* **Source excerpt**
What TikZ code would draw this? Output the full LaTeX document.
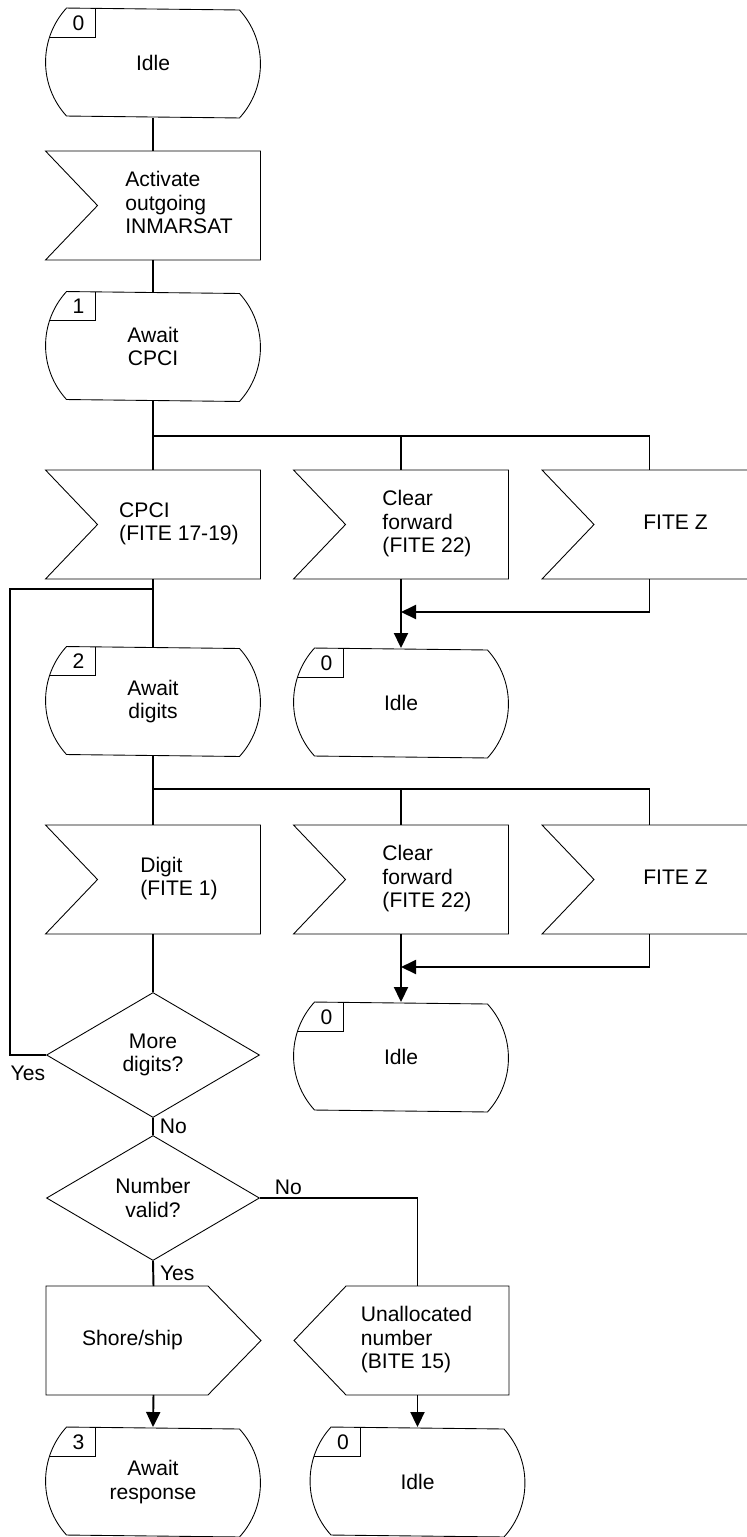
\documentclass[tikz,border=0pt]{standalone}
\usepackage{fontspec}
\setmainfont{Liberation Sans}
\usetikzlibrary{calc,arrows.meta,shapes.geometric}
\newcommand{\sdltext}[2]{\hspace*{#1}\begin{tabular}{@{}l@{}}#2\end{tabular}\hspace*{-#1}}
\tikzset{
	outline/.style={line width=0.5pt},
	state/.style={minimum width=42.6mm, minimum height=21.6mm, inner sep=0pt, align=center},
	sdlbox/.style={minimum width=42.6mm, minimum height=21.4mm, inner sep=0pt},
	decision/.style={diamond, draw, outline, minimum width=42.6mm, minimum height=25mm, inner sep=0pt, align=center},
	lbl/.style={inner sep=0pt}
}
\begin{document}
\begin{tikzpicture}[x=0.2mm, y=0.2mm, >={Triangle[length=3mm, width=2.8mm]}, line width=1.1pt, font=\fontsize{12pt}{13.4pt}\selectfont]
		\clip (0,0) rectangle (747,-1537);
		\node (s0)[state] at (153,-63) {Idle};
		\node (act)[sdlbox] at (153,-205.5) {\sdltext{5.2mm}{Activate\\outgoing\\INMARSAT}};
		\node (s1)[state] at (153,-346.5) {Await\\CPCI};
		\node (cp)[sdlbox] at (153,-524.5) {\sdltext{5.2mm}{CPCI\\(FITE 17-19)}};
		\node (cf1)[sdlbox] at (401,-524.5) {\sdltext{5.2mm}{Clear\\forward\\(FITE 22)}};
		\node (fz1)[sdlbox] at (649.5,-524.5) {\sdltext{5.2mm}{FITE Z}};
		\node (s2)[state] at (153,-701.5) {Await\\digits};
		\node (i1)[state] at (401,-703) {Idle};
		\node (dg)[sdlbox] at (153,-879.5) {\sdltext{5.2mm}{Digit\\(FITE 1)}};
		\node (cf2)[sdlbox] at (401,-879.5) {\sdltext{5.2mm}{Clear\\forward\\(FITE 22)}};
		\node (fz2)[sdlbox] at (649.5,-879.5) {\sdltext{5.2mm}{FITE Z}};
		\node (md)[decision] at (153,-1055) {More\\digits?};
		\node (i2)[state] at (401,-1057) {Idle};
		\node (nv)[decision] at (153,-1198) {Number\\valid?};
		\node (ss)[sdlbox] at (153.5,-1340.5) {\sdltext{-4.2mm}{Shore/ship}};
		\node (un)[sdlbox] at (401.5,-1340.5) {\sdltext{3mm}{Unallocated\\number\\(BITE 15)}};
		\node (s3)[state] at (153,-1482) {Await\\response};
		\node (i3)[state] at (417.5,-1482) {Idle};
		\foreach \n/\k in {s0/0,s1/1,s2/2,s3/3,i1/0,i2/0,i3/0}
		{
			\draw[outline] ($(\n.north west)+(21,0)$) arc[start angle=137.55, end angle=222.45, radius=16mm]
				-- ($(\n.south east)+(-21,0)$) arc[start angle=-42.45, end angle=42.45, radius=16mm] -- cycle;
			\draw[outline] ($(\n.north west)+(50,0)$) |- ($(\n.north west)+(4,-29)$);
			\node (\n-k) at ($(\n.north west)+(33,-15)$) {\k};
		}
		\foreach \n in {act,cp,cf1,fz1,dg,cf2,fz2}
		{
			\draw[outline] (\n.north west) -- (\n.north east) -- (\n.south east) -- (\n.south west) -- ($(\n.west)+(52,0)$) -- cycle;
		}
		\draw[outline] (ss.north west) -- ($(ss.north east)+(-53,0)$) -- (ss.east) -- ($(ss.south east)+(-53,0)$) -- (ss.south west) -- cycle;
		\draw[outline] (un.west) -- ($(un.north west)+(52,0)$) -- (un.north east) -- (un.south east) -- ($(un.south west)+(52,0)$) -- cycle;
		\coordinate (b1) at (153,-436);
		\coordinate (b2) at (153,-789);
		\coordinate (m1) at (401,-612);
		\coordinate (m2) at (401,-967);
		\coordinate (lp) at (10,-589);
		\draw (s0.south)--(act.north);
		\draw (act.south)--(s1.north);
		\draw (s1.south)--(cp.north);
		\draw (b1)-|(cf1.north);
		\draw (b1)-|(fz1.north);
		\draw[->] (cf1.south)--(i1.north);
		\draw[->] (fz1.south)|-(m1);
		\draw (cp.south)--(s2.north);
		\draw (s2.south)--(dg.north);
		\draw (b2)-|(cf2.north);
		\draw (b2)-|(fz2.north);
		\draw[->] (cf2.south)--(i2.north);
		\draw[->] (fz2.south)|-(m2);
		\draw (dg.south)--(md.north);
		\draw (md.west)-|(lp)--(lp-|cp.south);
		\node (yes1)[lbl, anchor=north east] at ($(md.west)+(0,-10)$) {Yes};
		\draw (md.south)--node (no1)[right]{No}(nv.north);
		\draw (nv.south)--node (yes2)[right]{Yes}(ss.north);
		\draw (nv.east)-|(un.north-|i3.north);
		\node (no2)[lbl, anchor=south west] at ($(nv.east)+(14,2)$) {No};
		\draw[->] (ss.south)--(s3.north);
		\draw[->] (un.south-|i3.north)--(i3.north);
	\end{tikzpicture}
\end{document}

* **Request**
All of the material above needs to be restated exactly, with no pictures.

* **Completed task**
What TikZ code would draw this? Output the full LaTeX document.
\documentclass[tikz,border=0pt]{standalone}
\usepackage{fontspec}
\setmainfont{Liberation Sans}
\usetikzlibrary{calc,arrows.meta,shapes.geometric}
\newcommand{\sdltext}[2]{\hspace*{#1}\begin{tabular}{@{}l@{}}#2\end{tabular}\hspace*{-#1}}
\tikzset{
	outline/.style={line width=0.5pt},
	state/.style={minimum width=42.6mm, minimum height=21.6mm, inner sep=0pt, align=center},
	sdlbox/.style={minimum width=42.6mm, minimum height=21.4mm, inner sep=0pt},
	decision/.style={diamond, draw, outline, minimum width=42.6mm, minimum height=25mm, inner sep=0pt, align=center},
	lbl/.style={inner sep=0pt}
}
\begin{document}
\begin{tikzpicture}[x=0.2mm, y=0.2mm, >={Triangle[length=3mm, width=2.8mm]}, line width=1.1pt, font=\fontsize{12pt}{13.4pt}\selectfont]
		\clip (0,0) rectangle (747,-1537);
		\node (s0)[state] at (153,-63) {Idle};
		\node (act)[sdlbox] at (153,-205.5) {\sdltext{5.2mm}{Activate\\outgoing\\INMARSAT}};
		\node (s1)[state] at (153,-346.5) {Await\\CPCI};
		\node (cp)[sdlbox] at (153,-524.5) {\sdltext{5.2mm}{CPCI\\(FITE 17-19)}};
		\node (cf1)[sdlbox] at (401,-524.5) {\sdltext{5.2mm}{Clear\\forward\\(FITE 22)}};
		\node (fz1)[sdlbox] at (649.5,-524.5) {\sdltext{5.2mm}{FITE Z}};
		\node (s2)[state] at (153,-701.5) {Await\\digits};
		\node (i1)[state] at (401,-703) {Idle};
		\node (dg)[sdlbox] at (153,-879.5) {\sdltext{5.2mm}{Digit\\(FITE 1)}};
		\node (cf2)[sdlbox] at (401,-879.5) {\sdltext{5.2mm}{Clear\\forward\\(FITE 22)}};
		\node (fz2)[sdlbox] at (649.5,-879.5) {\sdltext{5.2mm}{FITE Z}};
		\node (md)[decision] at (153,-1055) {More\\digits?};
		\node (i2)[state] at (401,-1057) {Idle};
		\node (nv)[decision] at (153,-1198) {Number\\valid?};
		\node (ss)[sdlbox] at (153.5,-1340.5) {\sdltext{-4.2mm}{Shore/ship}};
		\node (un)[sdlbox] at (401.5,-1340.5) {\sdltext{3mm}{Unallocated\\number\\(BITE 15)}};
		\node (s3)[state] at (153,-1482) {Await\\response};
		\node (i3)[state] at (417.5,-1482) {Idle};
		\foreach \n/\k in {s0/0,s1/1,s2/2,s3/3,i1/0,i2/0,i3/0}
		{
			\draw[outline] ($(\n.north west)+(21,0)$) arc[start angle=137.55, end angle=222.45, radius=16mm]
				-- ($(\n.south east)+(-21,0)$) arc[start angle=-42.45, end angle=42.45, radius=16mm] -- cycle;
			\draw[outline] ($(\n.north west)+(50,0)$) |- ($(\n.north west)+(4,-29)$);
			\node (\n-k) at ($(\n.north west)+(33,-15)$) {\k};
		}
		\foreach \n in {act,cp,cf1,fz1,dg,cf2,fz2}
		{
			\draw[outline] (\n.north west) -- (\n.north east) -- (\n.south east) -- (\n.south west) -- ($(\n.west)+(52,0)$) -- cycle;
		}
		\draw[outline] (ss.north west) -- ($(ss.north east)+(-53,0)$) -- (ss.east) -- ($(ss.south east)+(-53,0)$) -- (ss.south west) -- cycle;
		\draw[outline] (un.west) -- ($(un.north west)+(52,0)$) -- (un.north east) -- (un.south east) -- ($(un.south west)+(52,0)$) -- cycle;
		\coordinate (b1) at (153,-436);
		\coordinate (b2) at (153,-789);
		\coordinate (m1) at (401,-612);
		\coordinate (m2) at (401,-967);
		\coordinate (lp) at (10,-589);
		\draw (s0.south)--(act.north);
		\draw (act.south)--(s1.north);
		\draw (s1.south)--(cp.north);
		\draw (b1)-|(cf1.north);
		\draw (b1)-|(fz1.north);
		\draw[->] (cf1.south)--(i1.north);
		\draw[->] (fz1.south)|-(m1);
		\draw (cp.south)--(s2.north);
		\draw (s2.south)--(dg.north);
		\draw (b2)-|(cf2.north);
		\draw (b2)-|(fz2.north);
		\draw[->] (cf2.south)--(i2.north);
		\draw[->] (fz2.south)|-(m2);
		\draw (dg.south)--(md.north);
		\draw (md.west)-|(lp)--(lp-|cp.south);
		\node (yes1)[lbl, anchor=north east] at ($(md.west)+(0,-10)$) {Yes};
		\draw (md.south)--node (no1)[right]{No}(nv.north);
		\draw (nv.south)--node (yes2)[right]{Yes}(ss.north);
		\draw (nv.east)-|(un.north-|i3.north);
		\node (no2)[lbl, anchor=south west] at ($(nv.east)+(14,2)$) {No};
		\draw[->] (ss.south)--(s3.north);
		\draw[->] (un.south-|i3.north)--(i3.north);
	\end{tikzpicture}
\end{document}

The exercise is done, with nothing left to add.